The founding team brings substantial credibility. Keone Hon, James Hunsaker, and Eunice Giarta lead the project, with several founders having worked at Jump Trading—a background that aligns with the platform’s performance-oriented architecture. While the Monad Foundation manages community engagement and ecosystem development, Category Labs focuses on core protocol engineering.
Network activity demonstrates real adoption beyond theoretical promises. According to DefiLlama metrics, approximately $454.7 million in stablecoins currently reside on Monad, with decentralized exchanges processing $89.45 million in daily volume. Perpetuals trading adds another $17.1 million in 24-hour activity.
These statistics confirm that Monad has progressed well beyond the concept stage and attracted meaningful user engagement.
Token Distribution Raises Concerns
The economic structure surrounding MON presents challenges for prospective investors. Monad established a total supply of 100 billion tokens. Only approximately 10.8 billion entered public hands through the initial sale and airdrop campaign.
The remaining allocation skews heavily toward centralized stakeholders. Official documentation reveals 27% designated for team members, 19.7% reserved for early investors, and 3.95% allocated to the Category Labs treasury. Additionally, the Foundation maintains control over 38.5 billion MON labeled for ecosystem development.
Combined, these allocations mean insiders and affiliated parties control significantly more than 50% of total supply. While vesting schedules provide some protection, the fundamental overhang of future selling pressure persists.
The network also implements approximately 2% annual inflation through block rewards, though a base fee burning mechanism provides partial counterbalance.

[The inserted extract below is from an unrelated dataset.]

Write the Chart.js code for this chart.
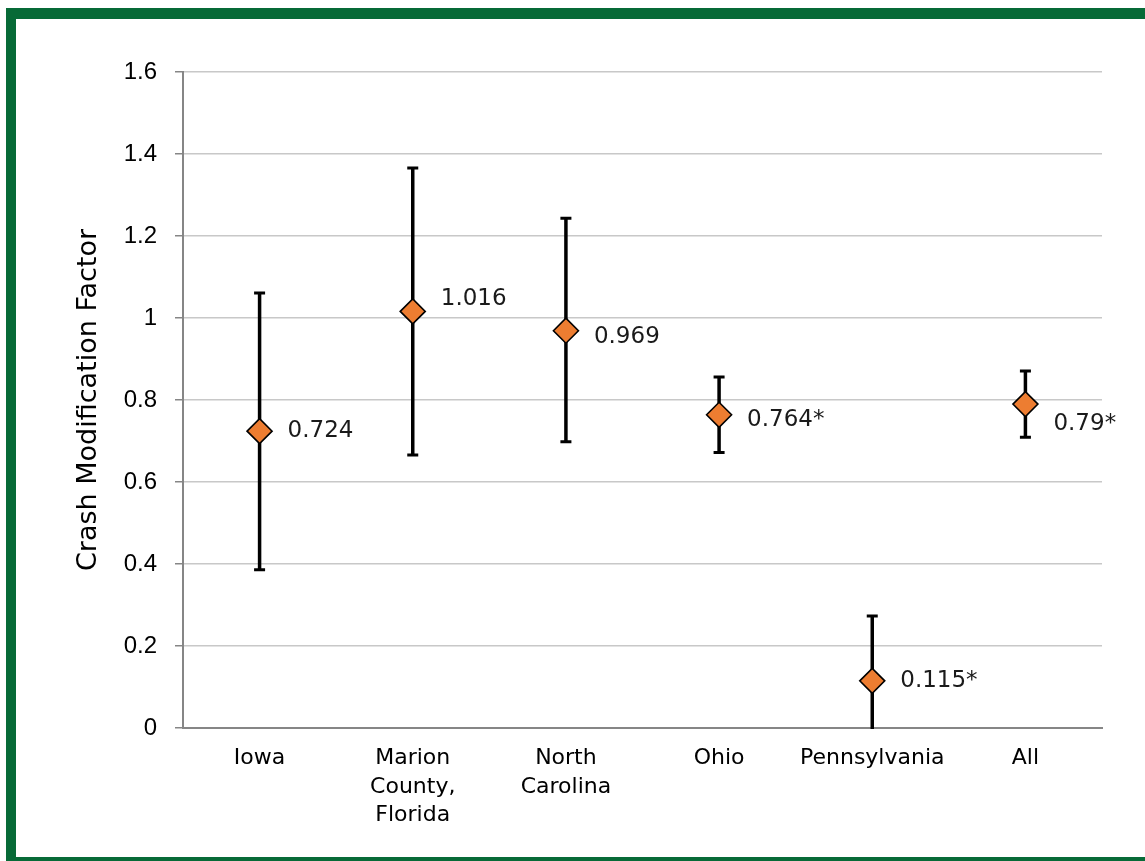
<!DOCTYPE html>
<html><head><meta charset="utf-8">
<script src="https://cdn.jsdelivr.net/npm/chart.js@4.4.0/dist/chart.umd.min.js"></script>
<style>
html,body{margin:0;padding:0;background:#fff;overflow:hidden;}
#frame{position:absolute;left:6px;top:8px;width:1300px;height:838px;border-top:11px solid #076a37;border-left:10px solid #076a37;border-bottom:11px solid #076a37;}
#wrap{position:absolute;left:0;top:0;width:1145px;height:861px;}
</style></head><body>
<div id="frame"></div>
<div id="wrap"><canvas id="c" width="1145" height="861"></canvas></div>
<script>
const categories = [["Iowa"], ["Marion", "County,", "Florida"], ["North", "Carolina"], ["Ohio"], ["Pennsylvania"], ["All"]];
const cmfValues = [0.724, 1.016, 0.969, 0.764, 0.115, 0.79];
const lowerBounds = [0.386, 0.666, 0.698, 0.672, -0.04, 0.709];
const upperBounds = [1.061, 1.366, 1.243, 0.856, 0.273, 0.871];
const valueLabels = ["0.724", "1.016", "0.969", "0.764*", "0.115*", "0.79*"];
const yTickValues = [0, 0.2, 0.4, 0.6, 0.8, 1, 1.2, 1.4, 1.6];

const errorBars = {
  id: 'errorBars',
  beforeDatasetsDraw(chart, args, opts) {
    const {ctx, chartArea, scales: {x, y}} = chart;
    ctx.save();
    ctx.beginPath();
    ctx.rect(chartArea.left, chartArea.top, chartArea.width, chartArea.height + 1);
    ctx.clip();
    ctx.strokeStyle = opts.color;
    ctx.lineCap = 'butt';
    cmfValues.forEach((v, i) => {
      const px = x.getPixelForValue(i);
      const top = y.getPixelForValue(upperBounds[i]);
      const bot = y.getPixelForValue(lowerBounds[i]);
      ctx.lineWidth = opts.width;
      ctx.beginPath();
      ctx.moveTo(px, top);
      ctx.lineTo(px, bot);
      ctx.stroke();
      ctx.lineWidth = opts.capThickness;
      ctx.beginPath();
      ctx.moveTo(px - opts.capHalf, top);
      ctx.lineTo(px + opts.capHalf, top);
      ctx.moveTo(px - opts.capHalf, bot);
      ctx.lineTo(px + opts.capHalf, bot);
      ctx.stroke();
    });
    ctx.restore();
  }
};

const valueLabelPlugin = {
  id: 'valueLabels',
  afterDatasetsDraw(chart, args, opts) {
    const {ctx} = chart;
    const meta = chart.getDatasetMeta(0);
    ctx.save();
    ctx.font = opts.font;
    ctx.fillStyle = opts.color;
    ctx.textAlign = 'left';
    ctx.textBaseline = 'middle';
    meta.data.forEach((pt, i) => {
      ctx.fillText(valueLabels[i], pt.x + opts.dx, pt.y + opts.dy[i]);
    });
    ctx.restore();
  }
};

new Chart(document.getElementById('c'), {
  type: 'line',
  data: {
    labels: categories,
    datasets: [{
      data: cmfValues,
      showLine: false,
      pointStyle: 'rectRot',
      pointRadius: 12.5,
      pointHoverRadius: 12.5,
      pointBackgroundColor: '#ED7D31',
      pointBorderColor: '#000000',
      pointBorderWidth: 1.6
    }]
  },
  options: {
    responsive: false,
    animation: false,
    events: [],
    layout: {padding: {top: 72, right: 43, left: 0, bottom: 0}},
    plugins: {
      legend: {display: false},
      tooltip: {enabled: false},
      errorBars: {color: '#000', width: 3.5, capThickness: 3, capHalf: 5.5},
      valueLabels: {font: '23px "DejaVu Sans"', color: '#1a1a1a', dx: 28, dy: [0, -12, 6, 5, 0, 20]}
    },
    scales: {
      x: {
        type: 'category',
        offset: true,
        grid: {display: false, drawTicks: false},
        border: {display: true, color: '#868686', width: 2},
        ticks: {
          font: {family: 'DejaVu Sans', size: 22, lineHeight: 1.3},
          color: '#000',
          padding: 16,
          maxRotation: 0,
          autoSkip: false
        },
        afterFit(scale) { scale.height = 133; }
      },
      y: {
        min: 0,
        max: 1.6,
        afterBuildTicks(scale) { scale.ticks = yTickValues.map(v => ({value: v})); },
        grid: {color: '#c8c8c8', lineWidth: 1.5, tickColor: '#868686', tickLength: 8, drawTicks: true},
        border: {display: true, color: '#868686', width: 2},
        ticks: {
          font: {family: 'Liberation Sans', size: 24},
          color: '#000',
          padding: 18,
          callback: v => String(v)
        },
        title: {
          display: true,
          text: 'Crash Modification Factor',
          font: {family: 'DejaVu Sans', size: 27},
          color: '#000',
          padding: {top: 73, bottom: 0}
        },
        afterFit(scale) { scale.width = 183; }
      }
    }
  },
  plugins: [errorBars, valueLabelPlugin]
});
</script>
</body></html>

This adds another dimension of potential dilution for token holders.
Token Value Accrual Mechanism
MON serves two primary functions: paying transaction fees and securing the network through staking. The protocol burns a portion of base fees, creating potential deflationary pressure if transaction volume reaches sufficient scale. A high-throughput execution layer could theoretically generate sustained token demand.
However, current fee revenue remains minimal compared to network valuation. The investment thesis depends almost entirely on Monad capturing significant Layer 1 market share rather than present economic activity.
Daily fee generation falls far short of levels that would justify current market capitalization based on traditional valuation frameworks.
Conclusion
Monad represents a technically competent project with legitimate early adoption signals. Yet MON functions primarily as speculation on future market position rather than an asset supported by current fundamentals. Recent data confirms active network usage, but fee generation remains insufficient to validate existing valuation multiples.